Далее пактом было определено, что между СССР и Польшей восстанавливаются дипломатические отношения, что обе стороны в ходе войны оказывают друг другу всякого рода помощь и поддержку и что Советское правительство дает свое согласие на создание польской армии в пределах СССР. Кроме того, в особом протоколе предусматривалось, что Советское правительство «предоставит амнистию всем польским гражданам, содержащимся ныне в заключении на советской территории в качестве ли военнопленных или на других достаточных основаниях».
Подписание пакта произошло в весьма торжественной обстановке, о чем позаботились англичане. Иден с самого начала придавал примирению между СССР и Польшей большое значение, внимательно следил за ходом переговоров, в критические моменты приходил за кулисами на помощь и теперь, когда это дипломатическое предприятие увенчалось успехом, хотел создать около него возможно больше благоприятного для союзников шума. Это объяснялось, с одной стороны, важностью укрепления внутреннего единства среди союзников, а с другой стороны, желанием пошире разрекламировать Сикорского, с которым, как уже упоминалось, британское правительство связывало далеко идущие планы.

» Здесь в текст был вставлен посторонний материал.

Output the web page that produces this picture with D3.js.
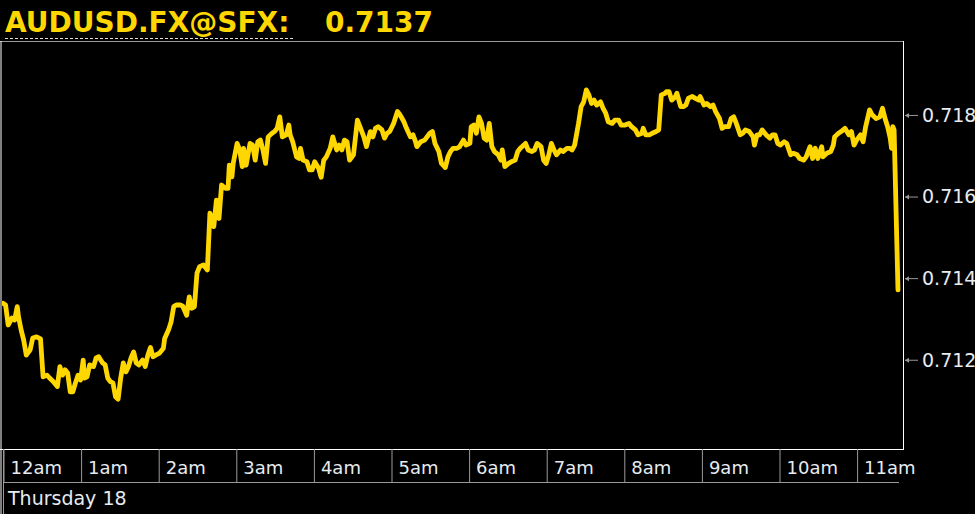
<!DOCTYPE html>
<html>
<head>
<meta charset="utf-8">
<script src="https://cdn.jsdelivr.net/npm/d3@7"></script>
<style>
  html, body { margin: 0; padding: 0; background: #000; }
  svg { display: block; }
</style>
</head>
<body>
<svg id="chart" width="975" height="514"></svg>
<script>
// ---------- DATA ----------
const symbol = "AUDUSD.FX@SFX:";
const lastPrice = "0.7137";
const dayLabel = "Thursday 18";
const hourLabels = ["12am","1am","2am","3am","4am","5am","6am","7am","8am","9am","10am","11am"];
const hourTicks = [0,60,120,180,240,300,360,420,480,540,600,660]; // minutes since midnight
const priceTicks = [0.712, 0.714, 0.716, 0.718];

// minutes since midnight
const minutes = [
  0,2,4,7,9,11,12,14,16,18,
  21,23,26,29,31,34,36,39,42,44,
  46,48,50,52,54,56,58,60,62,63,
  65,67,70,72,74,77,79,81,83,85,
  87,89,91,93,95,97,99,101,103,105,
  108,110,112,114,116,118,121,124,125,128,
  130,132,134,137,139,142,144,146,148,150,
  152,155,158,160,161,163,165,167,169,172,
  174,175,177,178,181,183,185,186,188,191,
  193,195,197,199,201,203,205,208,210,212,
  214,216,219,221,222,224,227,229,230,232,
  235,237,239,241,244,246,248,250,253,255,
  258,260,262,264,266,268,271,274,276,279,
  281,284,286,288,290,293,295,297,299,302,
  305,307,310,312,315,317,319,320,323,326,
  330,332,334,337,339,342,344,346,348,351,
  353,356,358,361,362,364,366,368,370,372,
  374,376,378,380,383,385,386,388,391,393,
  396,398,400,404,406,409,411,413,416,418,
  420,422,424,426,428,431,433,436,438,440,
  442,445,447,449,451,453,455,457,459,462,
  464,466,468,471,473,476,478,481,484,486,
  489,491,494,495,497,500,502,505,507,509,
  512,513,515,517,520,521,524,526,528,530,
  533,535,538,539,542,544,547,549,551,554,
  556,558,561,563,565,567,570,572,574,577,
  580,581,583,585,587,590,593,595,597,599,
  601,604,606,609,611,614,616,619,621,624,
  626,628,630,633,634,637,640,642,643,646,
  648,651,654,656,658,660,663,665,667,670,
  672,675,678,680,682,684,686,687,688,689,
  692
];

const prices = [
  0.71337,0.71333,0.71284,0.71301,0.71296,0.71329,0.71304,0.71272,0.71247,0.71210,
  0.71223,0.71252,0.71255,0.71250,0.71157,0.71161,0.71154,0.71145,0.71133,0.71182,
  0.71161,0.71174,0.71166,0.71120,0.71120,0.71142,0.71161,0.71149,0.71198,0.71154,
  0.71157,0.71186,0.71182,0.71203,0.71206,0.71191,0.71186,0.71154,0.71145,0.71142,
  0.71108,0.71102,0.71154,0.71191,0.71169,0.71182,0.71203,0.71218,0.71191,0.71186,
  0.71198,0.71182,0.71210,0.71229,0.71206,0.71210,0.71215,0.71227,0.71251,0.71272,
  0.71292,0.71329,0.71333,0.71333,0.71330,0.71308,0.71353,0.71325,0.71329,0.71411,
  0.71427,0.71431,0.71419,0.71558,0.71549,0.71525,0.71590,0.71545,0.71627,0.71619,
  0.71619,0.71676,0.71647,0.71680,0.71729,0.71713,0.71672,0.71717,0.71676,0.71729,
  0.71725,0.71688,0.71733,0.71737,0.71713,0.71680,0.71745,0.71754,0.71758,0.71766,
  0.71794,0.71745,0.71750,0.71774,0.71750,0.71733,0.71696,0.71692,0.71717,0.71688,
  0.71684,0.71664,0.71664,0.71684,0.71668,0.71646,0.71688,0.71696,0.71717,0.71745,
  0.71713,0.71725,0.71713,0.71737,0.71733,0.71688,0.71701,0.71786,0.71770,0.71745,
  0.71721,0.71758,0.71745,0.71766,0.71770,0.71762,0.71742,0.71754,0.71758,0.71778,
  0.71807,0.71799,0.71782,0.71766,0.71745,0.71750,0.71733,0.71721,0.71733,0.71737,
  0.71754,0.71758,0.71729,0.71709,0.71680,0.71670,0.71696,0.71709,0.71717,0.71717,
  0.71721,0.71737,0.71725,0.71729,0.71770,0.71774,0.71754,0.71794,0.71778,0.71742,
  0.71737,0.71778,0.71721,0.71709,0.71701,0.71688,0.71713,0.71672,0.71680,0.71684,
  0.71688,0.71709,0.71717,0.71729,0.71713,0.71709,0.71713,0.71729,0.71721,0.71688,
  0.71680,0.71701,0.71729,0.71713,0.71701,0.71713,0.71709,0.71717,0.71717,0.71713,
  0.71725,0.71778,0.71819,0.71831,0.71860,0.71848,0.71827,0.71835,0.71823,0.71831,
  0.71815,0.71803,0.71782,0.71778,0.71786,0.71786,0.71774,0.71774,0.71778,0.71770,
  0.71762,0.71750,0.71754,0.71766,0.71750,0.71750,0.71754,0.71758,0.71762,0.71848,
  0.71852,0.71856,0.71856,0.71835,0.71844,0.71852,0.71819,0.71819,0.71823,0.71840,
  0.71844,0.71840,0.71835,0.71844,0.71823,0.71827,0.71819,0.71823,0.71807,0.71790,
  0.71766,0.71770,0.71770,0.71790,0.71794,0.71778,0.71750,0.71754,0.71762,0.71758,
  0.71745,0.71725,0.71750,0.71750,0.71762,0.71750,0.71742,0.71750,0.71750,0.71729,
  0.71725,0.71733,0.71729,0.71701,0.71705,0.71701,0.71692,0.71688,0.71696,0.71721,
  0.71692,0.71717,0.71692,0.71721,0.71696,0.71705,0.71709,0.71725,0.71745,0.71754,
  0.71758,0.71766,0.71750,0.71758,0.71725,0.71737,0.71750,0.71733,0.71770,0.71811,
  0.71799,0.71790,0.71794,0.71815,0.71790,0.71770,0.71742,0.71717,0.71770,0.71762,
  0.71370
];

// ---------- LAYOUT ----------
const W = 975, H = 514;
const plot = { left: 2, top: 41, right: 903, bottom: 449 };
const axisRowBottom = 482;
const GOLD = "#FFD700";
const TEXT = "#e6ebf0";
const GREY = "#9a9a9a";
const FONT = "'DejaVu Sans', Verdana, sans-serif";

const svg = d3.select("#chart");
svg.append("rect").attr("width", W).attr("height", H).attr("fill", "#000");

const x = d3.scaleLinear().domain([0, 720]).range([3, 3 + 77.6 * 12]);
const y = d3.scaleLinear().domain([0.7098, 0.7198]).range([plot.bottom, plot.top]);

const data = minutes.map((m, i) => ({ m, p: prices[i] }));

// ---------- TITLE ----------
const title = svg.append("g").attr("font-family", FONT).attr("font-weight", "bold")
  .attr("font-size", 28).attr("fill", GOLD);
title.append("text").attr("x", 5).attr("y", 32).text(symbol);
title.append("text").attr("x", 325).attr("y", 32).text(lastPrice);
svg.append("line").attr("x1", 5).attr("x2", 293).attr("y1", 38.5).attr("y2", 38.5)
  .attr("stroke", "#e8e0cc").attr("stroke-width", 1).attr("stroke-dasharray", "3,2");

// top grey line
svg.append("line").attr("x1", 0).attr("x2", plot.right).attr("y1", plot.top + 0.5).attr("y2", plot.top + 0.5)
  .attr("stroke", GREY).attr("stroke-width", 1);

// ---------- LINE ----------
svg.append("clipPath").attr("id", "clip").append("rect")
  .attr("x", plot.left).attr("y", plot.top).attr("width", plot.right - plot.left).attr("height", plot.bottom - plot.top);

const line = d3.line().x(d => x(d.m)).y(d => y(d.p));
svg.append("path").datum(data)
  .attr("clip-path", "url(#clip)")
  .attr("fill", "none").attr("stroke", GOLD).attr("stroke-width", 4.8)
  .attr("stroke-linejoin", "round").attr("stroke-linecap", "round")
  .attr("d", line);

// ---------- FRAME ----------
svg.append("line").attr("x1", plot.right + 0.5).attr("x2", plot.right + 0.5).attr("y1", plot.top).attr("y2", plot.bottom + 1)
  .attr("stroke", "#fff").attr("stroke-width", 1);
svg.append("line").attr("x1", 0).attr("x2", plot.right + 1).attr("y1", plot.bottom + 0.5).attr("y2", plot.bottom + 0.5)
  .attr("stroke", "#fff").attr("stroke-width", 1);
svg.append("line").attr("x1", 1).attr("x2", 1).attr("y1", plot.top).attr("y2", H)
  .attr("stroke", "#fff").attr("stroke-width", 1);

// ---------- Y AXIS ----------
const yAxis = d3.axisRight(y).tickValues(priceTicks).tickFormat(d3.format(".3f")).tickSize(0).tickPadding(19);
const yg = svg.append("g").attr("transform", `translate(${plot.right},0)`).call(yAxis);
yg.select(".domain").remove();
yg.selectAll(".tick text").attr("font-family", FONT).attr("font-size", 19).attr("fill", TEXT).attr("dy", "0.36em");
yg.selectAll(".tick").append("line").attr("x1", 2).attr("x2", 15).attr("y1", 0.5).attr("y2", 0.5)
  .attr("stroke", GREY).attr("stroke-width", 1);
yg.selectAll(".tick").append("path").attr("d", "M2,0.5 L6,-2 L6,3 Z").attr("fill", GREY);

// ---------- X AXIS ----------
const xAxis = d3.axisBottom(x).tickValues(hourTicks).tickFormat((d, i) => hourLabels[i])
  .tickSize(axisRowBottom - plot.bottom).tickPadding(0);
const xg = svg.append("g").attr("transform", `translate(0,${plot.bottom})`).call(xAxis);
xg.select(".domain").remove();
xg.selectAll(".tick line").attr("stroke", GREY).attr("stroke-width", 1)
  .attr("transform", "translate(0.5,0)");
xg.selectAll(".tick text").attr("font-family", FONT).attr("font-size", 18).attr("fill", TEXT)
  .attr("text-anchor", "start").attr("x", 7).attr("y", 25).attr("dy", 0);

svg.append("line").attr("x1", 3).attr("x2", 899).attr("y1", axisRowBottom + 0.5).attr("y2", axisRowBottom + 0.5)
  .attr("stroke", GREY).attr("stroke-width", 1);
svg.append("line").attr("x1", 3.5).attr("x2", 3.5).attr("y1", plot.bottom).attr("y2", H)
  .attr("stroke", GREY).attr("stroke-width", 1);

svg.append("text").attr("x", 8).attr("y", 504.5).attr("font-family", FONT).attr("font-size", 19)
  .attr("fill", TEXT).text(dayLabel);
</script>
</body>
</html>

Самая процедура подписания состоялась в Форин оффис, в кабинете Идена. Кроме Идена присутствовал Черчилль. Было много журналистов, фотографов, кинорепортеров. Повсюду глаза слепили «юпитеры». Сикорский и я обменялись речами. Потом нам жали руки руководители британского государства. Потом мы благодарили их за оказанное содействие. А потом — на другой день — английская пресса сделала из заключения советско-польского акта центральную «сенсацию» момента. Я не возражал против действий англичан: летом 1941 г. советско-польский пакт имел большое положительное значение, и этот факт важно было донести до сознания самых широких кругов как среди союзников, так и среди врагов.